YOUR INSTRUCTIONS | Tally how many lines include "this". The number is the whole answer.

———

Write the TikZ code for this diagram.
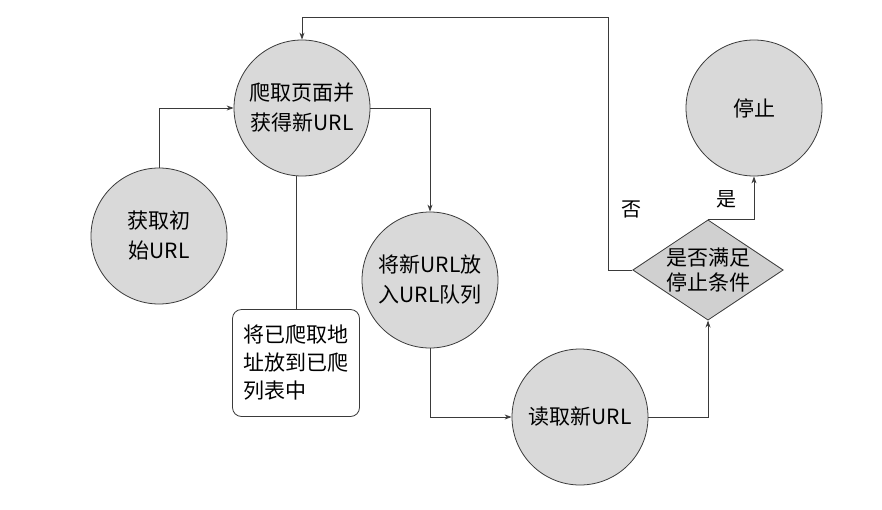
\documentclass[tikz,border=0pt]{standalone}
\usepackage{fontspec}
\setmainfont{Noto Sans CJK SC}
\usepackage{tikz}
\usetikzlibrary{arrows.meta, shapes.geometric}
\definecolor{edgegray}{HTML}{3A3A3A}
\definecolor{stategray}{HTML}{D9D9D9}
\definecolor{condgray}{HTML}{D0D0D0}

\begin{document}
\begin{tikzpicture}[
  x=1pt, y=-1pt,
  >={Stealth[length=7pt, width=5pt]},
  link/.style = {draw=edgegray, line width=0.8pt},
  state/.style = {circle, draw=edgegray, line width=0.8pt, fill=stategray,
                  minimum size=136pt, inner sep=0pt, align=center,
                  font=\fontsize{21}{30}\selectfont},
  listbox/.style = {draw=edgegray, line width=0.8pt, fill=white,
                    rounded corners=9pt, align=left,
                    minimum width=127pt, minimum height=107pt, inner sep=0pt,
                    font=\fontsize{21}{28}\selectfont},
  decision/.style = {diamond, aspect=1.5, draw=edgegray, line width=0.8pt,
                     fill=condgray, inner sep=0pt, align=center,
                     font=\fontsize{21}{25}\selectfont},
  lab/.style = {font=\fontsize{20}{24}\selectfont, inner sep=0pt}
]
\useasboundingbox (0,0) rectangle (882,509);

\node[state] (start) at (159,236) {获取初\\始URL};
\node[state] (crawl) at (302,108) {爬取页面并\\获得新URL};
\node[listbox] (visited) at (296,363) {将已爬取地\\址放到已爬\\列表中};
\node[state] (queue) at (430,280) {将新URL放\\入URL队列};
\node[state] (read) at (580,417) {读取新URL};
\node[decision] (cond) at (708,270) {是否满足\\停止条件};
\node[state] (stop) at (754,108) {停止};

\coordinate (loop) at (608,17);

\draw[link, ->] (start.north) |- (crawl.west);
\draw[link] (crawl.south -| visited.north) -- (visited.north);
\draw[link, ->] (crawl.east) -| (queue.north);
\draw[link, ->] (queue.south) |- (read.west);
\draw[link, ->] (read.east) -| (cond.south);
\draw[link, ->] (cond.north) -| (stop.south);
\draw[link, ->] (cond.west) -| (loop) -| (crawl.north);

\node[lab] (no) at (631,209) {否};
\node[lab] (yes) at (726,199) {是};
\end{tikzpicture}
\end{document}
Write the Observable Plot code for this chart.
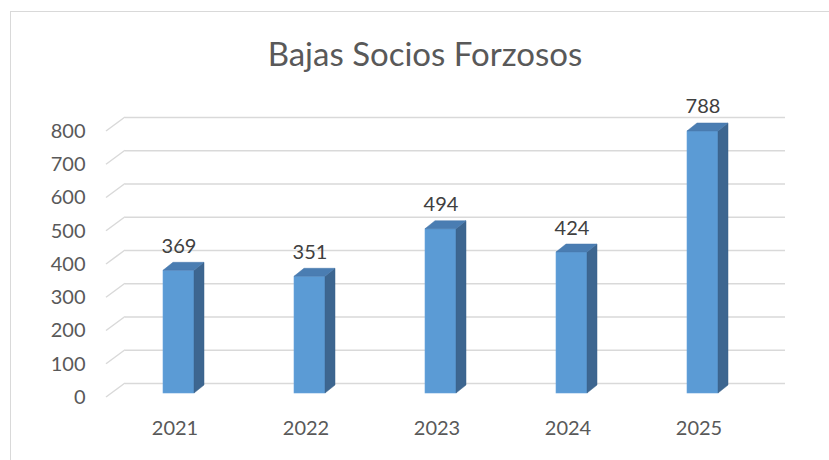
<!DOCTYPE html>
<html><head><meta charset="utf-8">
<script src="https://cdn.jsdelivr.net/npm/d3@7"></script>
<script src="https://cdn.jsdelivr.net/npm/@observablehq/plot@0.6"></script>
<style>
body{margin:0;background:#fff;}
#wrap{position:relative;width:829px;height:460px;overflow:hidden;background:#fff;}
#border{position:absolute;left:10px;top:11px;width:900px;height:600px;border:1px solid #d9d9d9;box-sizing:border-box;}
#chart{position:absolute;left:0;top:0;}
</style></head><body>
<div id="wrap"><div id="border"></div><div id="chart"></div></div>
<script>
const title = "Bajas Socios Forzosos";
const years = ["2021", "2022", "2023", "2024", "2025"];
const values = [369, 351, 494, 424, 788];
const yTicks = [0, 100, 200, 300, 400, 500, 600, 700, 800];

const data = years.map((year, i) => ({year, value: values[i]}));

// 3D geometry (pixels)
const BAR_DX = 10, BAR_DY = 8;       // bar depth
const WALL_DX = 14, WALL_DY = -10;   // back wall offset from bar plane
const FRONT_DX = -5, FRONT_DY = 4;   // front floor edge offset from bar plane
const BAR_INSET = 50;

function diagRender(index, scales, vals, dims) {
  const g = d3.create("svg:g");
  const xl = dims.marginLeft;
  for (const i of index) {
    const y = vals.y[i];
    g.append("line")
      .attr("x1", xl + FRONT_DX).attr("y1", y + FRONT_DY)
      .attr("x2", xl + WALL_DX).attr("y2", y + WALL_DY)
      .attr("stroke", "#d9d9d9").attr("stroke-width", 1.5);
  }
  return g.node();
}

function depthRender(index, scales, vals, dims, ctx, next) {
  const g = d3.create("svg:g");
  const bw = scales.x.bandwidth();
  for (const i of index) {
    const d = data[i];
    const x0 = scales.x(d.year) + BAR_INSET;
    const x1 = scales.x(d.year) + bw - BAR_INSET;
    const yt = scales.y(d.value);
    const yb = scales.y(0);
    g.append("polygon")
      .attr("points", [[x1, yb], [x1 + BAR_DX, yb - BAR_DY], [x1 + BAR_DX, yt - BAR_DY], [x1, yt]].join(" "))
      .attr("fill", "#3d6690").attr("stroke", "#3a6288").attr("stroke-width", 0.5);
    g.append("polygon")
      .attr("points", [[x0, yt], [x0 + BAR_DX, yt - BAR_DY], [x1 + BAR_DX, yt - BAR_DY], [x1, yt]].join(" "))
      .attr("fill", "#4a7db2").attr("stroke", "#4677aa").attr("stroke-width", 0.5);
  }
  return g.node();
}

const plot = Plot.plot({
  width: 829,
  height: 460,
  marginLeft: 111,
  marginRight: 59,
  marginTop: 127,
  marginBottom: 67,
  style: {fontFamily: "Lato, 'Open Sans', sans-serif", fontSize: "20px", color: "#595959", background: "transparent", overflow: "visible"},
  x: {type: "band", domain: years, padding: 0, label: null},
  y: {domain: [0, 800], label: null},
  marks: [
    Plot.ruleY(yTicks, {dx: WALL_DX, dy: WALL_DY, stroke: "#d9d9d9", strokeWidth: 1.5, insetRight: -1}),
    Plot.ruleY(yTicks, {y: d => d, render: diagRender}),
    Plot.axisY({ticks: yTicks, tickSize: 0, tickPadding: 26, dy: FRONT_DY, fontSize: 20, label: null}),
    Plot.axisX({tickSize: 0, tickPadding: 27, dx: -4, fontSize: 20, label: null}),
    Plot.barY(data, {x: "year", y: "value", fill: "#5b9bd5", stroke: "#6aa6dc", strokeWidth: 0.6, insetLeft: BAR_INSET, insetRight: BAR_INSET}),
    Plot.barY(data, {x: "year", y: "value", render: depthRender}),
    Plot.text(data, {x: "year", y: "value", text: d => String(d.value), lineAnchor: "bottom", dy: -18, fill: "#404040", fontSize: 20}),
    Plot.text([title], {frameAnchor: "top", dx: -16, dy: -72, lineAnchor: "middle", fontSize: 33, fill: "#595959"})
  ]
});
document.getElementById("chart").append(plot);
</script>
</body></html>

———

THE SOLUTION | 2